Outside Denmark, ETCS Level 2 installation continues, but not at a nationwide scale, even in small countries. In 2010, SNCB rejected the idea of near-term nationwide installation, saying that the cost would be prohibitive: €4.68 billion for a network of 3,607 km, about $1.6 million per route-km. This cost would have covered not just signaling the tracks but also modifying interlockings; it’s not purely electronics but also concrete.

The Netherlands is planning extensive installation as well. As per Annex V of an EU audit from last year (PDF-pp. 58-59), the projected cost is around $2 million per route-km; the same document also endorses Denmark’s original budget, minus a small reduction as detailed above due to unexpectedly favorable bids. Locomotive costs are said to be not about $100,000 but €300,000 for new trainsets or €500,000 for retrofitting older trainsets.

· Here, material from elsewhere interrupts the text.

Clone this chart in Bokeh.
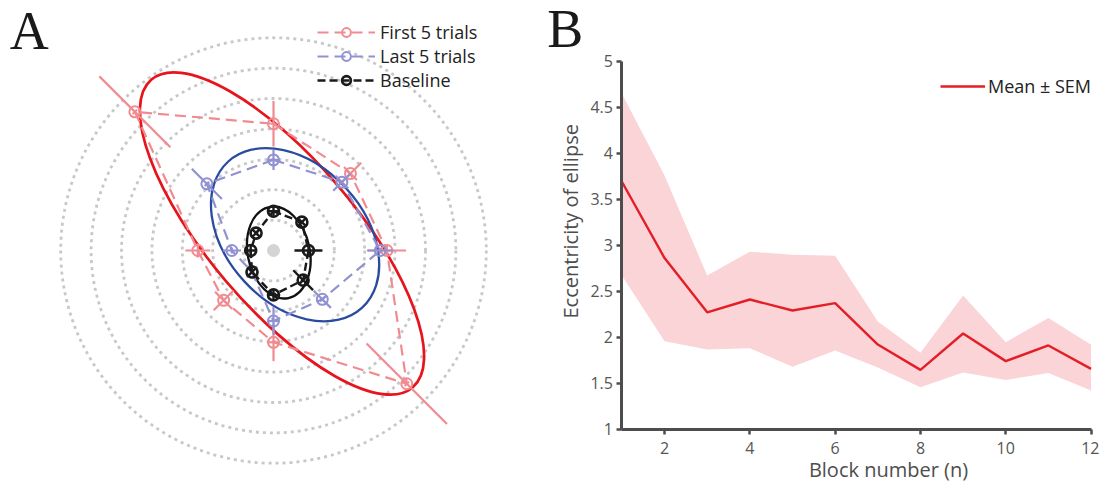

A cheaper version, ETCS Level 1, is also available. I do not know its cost. Switzerland is about to complete the process of a nationwide installation. It permits a trainset equipped with just ETCS equipment and no other signaling to use the tracks, improving interoperability. However, it is an overlay on preexisting systems, so it is only a good fit in places with good preexisting signaling. This includes Switzerland, Germany, and France, but not Denmark or other countries with weak legacy rail networks, including the US. The Northeast Corridor’s ACSES system is similar to ETCS Level 1, but it’s an overlay on top of a cab signaling system installed by the Pennsylvania Railroad in the 1930s.

Comparing this with American costs is difficult. American positive train control, or PTC, uses lower-capacity overlay signaling, nothing like ETCS Level 2. One article claims that the cost per track-km (not route-km) on US commuter rail is about $260,000. On the MBTA, the projected cost is $517 million for 641 km, or $800,000 per route-km; on the LIRR it’s $1 billion for 513 route-km, or $1.9 million per route-km. Observe that the LIRR is spending about as much on a legacy tweak as Denmark and the Netherlands are on a high-capacity system built from scratch.